→ Task directions: For the copy, please give all of the data again exactly and leave the pictures out.

►

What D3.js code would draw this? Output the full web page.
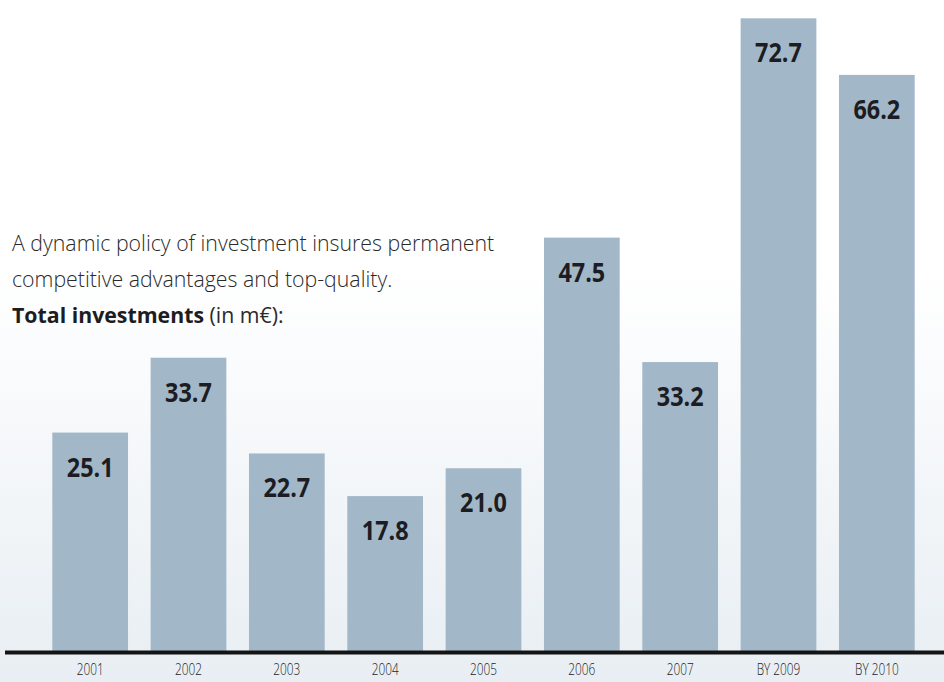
<!DOCTYPE html>
<html>
<head>
<meta charset="utf-8">
<script src="https://cdn.jsdelivr.net/npm/d3@7"></script>
<style>
  html, body { margin: 0; padding: 0; background: #fff; }
  svg { display: block; }
</style>
</head>
<body>
<div id="chart"></div>
<script>
// Total investments (in m€)
const years = ['2001', '2002', '2003', '2004', '2005', '2006', '2007', 'BY 2009', 'BY 2010']
const investments = [25.1, 33.7, 22.7, 17.8, 21.0, 47.5, 33.2, 72.7, 66.2]
const introLines = ['A dynamic policy of investment insures permanent', 'competitive advantages and top-quality.']

const fullWidth = 944
const fullHeight = 682
const baseY = 651

const svg = d3.select('#chart').append('svg')
    .attr('width', fullWidth)
    .attr('height', fullHeight)

// soft background fading towards the bottom
const defs = svg.append('defs')
const grad = defs.append('linearGradient')
    .attr('id', 'bg').attr('x1', 0).attr('y1', 0).attr('x2', 0).attr('y2', 1)
grad.append('stop').attr('offset', '0%').attr('stop-color', '#ffffff')
grad.append('stop').attr('offset', '40%').attr('stop-color', '#ffffff')
grad.append('stop').attr('offset', '100%').attr('stop-color', '#e8eef3')

svg.append('rect')
    .attr('width', fullWidth).attr('height', fullHeight)
    .attr('fill', 'url(#bg)')

const x = d3.scaleBand()
    .domain(years)
    .range([41, 926])
    .paddingInner(0.23)
    .paddingOuter(0.115)

const y = d3.scaleLinear()
    .domain([0, 74])
    .range([baseY, 7])

const data = years.map((d, i) => ({ year: d, value: investments[i] }))

svg.append('g')
    .attr('class', 'bars')
    .selectAll('rect')
    .data(data)
    .enter()
    .append('rect')
    .attr('x', d => x(d.year))
    .attr('y', d => y(d.value))
    .attr('width', x.bandwidth())
    .attr('height', d => baseY - y(d.value))
    .attr('fill', '#a2b8c8')

// value labels, slightly condensed
svg.append('g')
    .attr('class', 'values')
    .selectAll('text')
    .data(data)
    .enter()
    .append('text')
    .attr('transform', d => 'translate(' + (x(d.year) + x.bandwidth() / 2) + ',' + (y(d.value) + 44) + ') scale(0.9,1)')
    .attr('text-anchor', 'middle')
    .attr('font-family', 'Open Sans, sans-serif')
    .attr('font-weight', 'bold')
    .attr('font-size', 26)
    .attr('fill', '#1c1c22')
    .text(d => d.value.toFixed(1))

// axis: thick baseline and year labels
const xAxis = d3.axisBottom(x).tickSize(0).tickPadding(13)
const axis = svg.append('g')
    .attr('class', 'axis axis--x')
    .attr('transform', 'translate(0,' + baseY + ')')
    .call(xAxis)
axis.select('.domain').remove()
axis.selectAll('text')
    .attr('font-family', 'Open Sans, sans-serif')
    .attr('font-size', 16)
    .attr('font-weight', 300)
    .attr('transform', 'scale(0.74,1)')
    .attr('fill', '#222')

svg.append('line')
    .attr('x1', 5).attr('x2', fullWidth)
    .attr('y1', baseY + 1.5).attr('y2', baseY + 1.5)
    .attr('stroke', '#141414')
    .attr('stroke-width', 4)

// intro text
const intro = svg.append('g')
    .attr('font-family', 'Open Sans, sans-serif')
    .attr('font-size', 21.3)
    .attr('fill', '#2a2a2a')

introLines.forEach((line, i) => {
    intro.append('text')
        .attr('x', 12)
        .attr('y', 251 + i * 36)
        .attr('font-weight', 300)
        .text(line)
})

const total = intro.append('text')
    .attr('x', 12)
    .attr('y', 323)
total.append('tspan').attr('font-weight', 'bold').attr('fill', '#1c1c22').text('Total investments')
total.append('tspan').text(' (in m€):')
</script>
</body>
</html>
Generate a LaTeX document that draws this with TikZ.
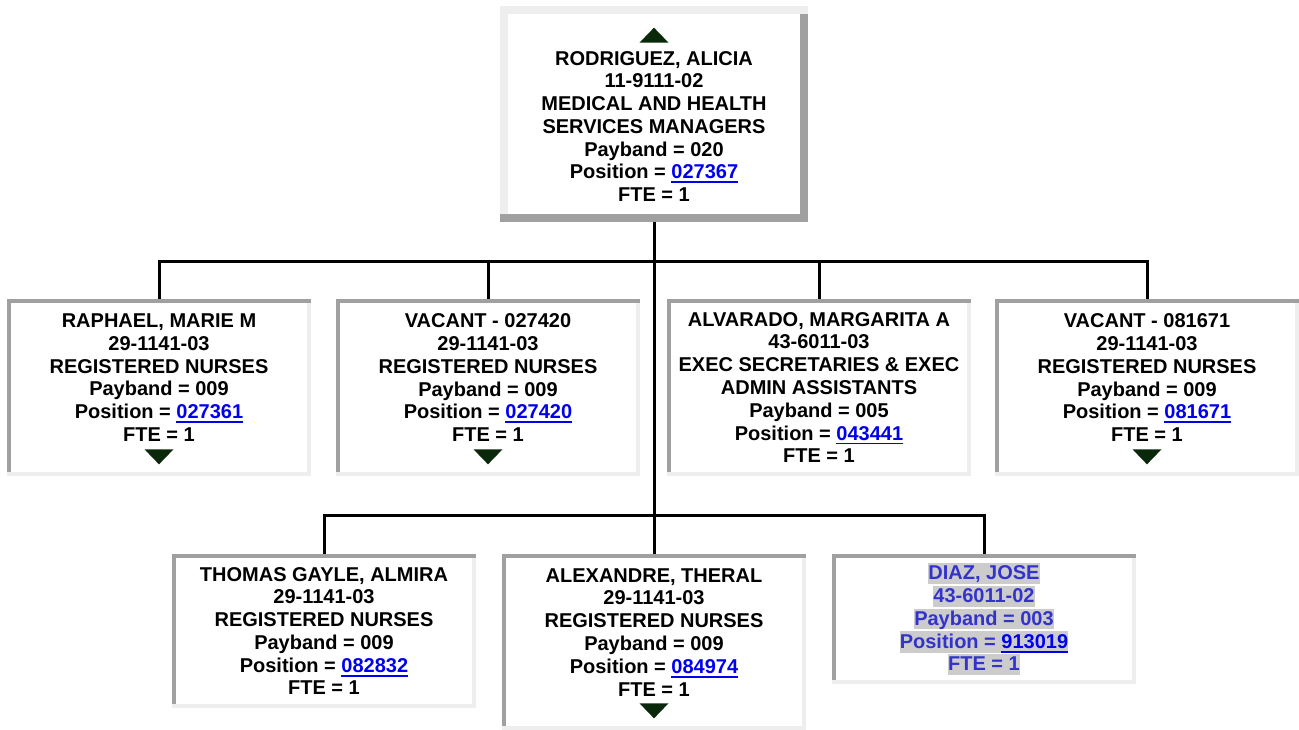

◄

→ The response:
What D3.js code would draw this? Output the full web page.
<!DOCTYPE html>
<html>
<head>
<meta charset="utf-8">
<script src="https://cdn.jsdelivr.net/npm/d3@7"></script>
<style>
  html, body { margin: 0; padding: 0; background: #fff; }
  svg { display: block; }
</style>
</head>
<body>
<div id="chart"></div>
<script>
// Total investments (in m€)
const years = ['2001', '2002', '2003', '2004', '2005', '2006', '2007', 'BY 2009', 'BY 2010']
const investments = [25.1, 33.7, 22.7, 17.8, 21.0, 47.5, 33.2, 72.7, 66.2]
const introLines = ['A dynamic policy of investment insures permanent', 'competitive advantages and top-quality.']

const fullWidth = 944
const fullHeight = 682
const baseY = 651

const svg = d3.select('#chart').append('svg')
    .attr('width', fullWidth)
    .attr('height', fullHeight)

// soft background fading towards the bottom
const defs = svg.append('defs')
const grad = defs.append('linearGradient')
    .attr('id', 'bg').attr('x1', 0).attr('y1', 0).attr('x2', 0).attr('y2', 1)
grad.append('stop').attr('offset', '0%').attr('stop-color', '#ffffff')
grad.append('stop').attr('offset', '40%').attr('stop-color', '#ffffff')
grad.append('stop').attr('offset', '100%').attr('stop-color', '#e8eef3')

svg.append('rect')
    .attr('width', fullWidth).attr('height', fullHeight)
    .attr('fill', 'url(#bg)')

const x = d3.scaleBand()
    .domain(years)
    .range([41, 926])
    .paddingInner(0.23)
    .paddingOuter(0.115)

const y = d3.scaleLinear()
    .domain([0, 74])
    .range([baseY, 7])

const data = years.map((d, i) => ({ year: d, value: investments[i] }))

svg.append('g')
    .attr('class', 'bars')
    .selectAll('rect')
    .data(data)
    .enter()
    .append('rect')
    .attr('x', d => x(d.year))
    .attr('y', d => y(d.value))
    .attr('width', x.bandwidth())
    .attr('height', d => baseY - y(d.value))
    .attr('fill', '#a2b8c8')

// value labels, slightly condensed
svg.append('g')
    .attr('class', 'values')
    .selectAll('text')
    .data(data)
    .enter()
    .append('text')
    .attr('transform', d => 'translate(' + (x(d.year) + x.bandwidth() / 2) + ',' + (y(d.value) + 44) + ') scale(0.9,1)')
    .attr('text-anchor', 'middle')
    .attr('font-family', 'Open Sans, sans-serif')
    .attr('font-weight', 'bold')
    .attr('font-size', 26)
    .attr('fill', '#1c1c22')
    .text(d => d.value.toFixed(1))

// axis: thick baseline and year labels
const xAxis = d3.axisBottom(x).tickSize(0).tickPadding(13)
const axis = svg.append('g')
    .attr('class', 'axis axis--x')
    .attr('transform', 'translate(0,' + baseY + ')')
    .call(xAxis)
axis.select('.domain').remove()
axis.selectAll('text')
    .attr('font-family', 'Open Sans, sans-serif')
    .attr('font-size', 16)
    .attr('font-weight', 300)
    .attr('transform', 'scale(0.74,1)')
    .attr('fill', '#222')

svg.append('line')
    .attr('x1', 5).attr('x2', fullWidth)
    .attr('y1', baseY + 1.5).attr('y2', baseY + 1.5)
    .attr('stroke', '#141414')
    .attr('stroke-width', 4)

// intro text
const intro = svg.append('g')
    .attr('font-family', 'Open Sans, sans-serif')
    .attr('font-size', 21.3)
    .attr('fill', '#2a2a2a')

introLines.forEach((line, i) => {
    intro.append('text')
        .attr('x', 12)
        .attr('y', 251 + i * 36)
        .attr('font-weight', 300)
        .text(line)
})

const total = intro.append('text')
    .attr('x', 12)
    .attr('y', 323)
total.append('tspan').attr('font-weight', 'bold').attr('fill', '#1c1c22').text('Total investments')
total.append('tspan').text(' (in m€):')
</script>
</body>
</html>
Generate a LaTeX document that draws this with TikZ.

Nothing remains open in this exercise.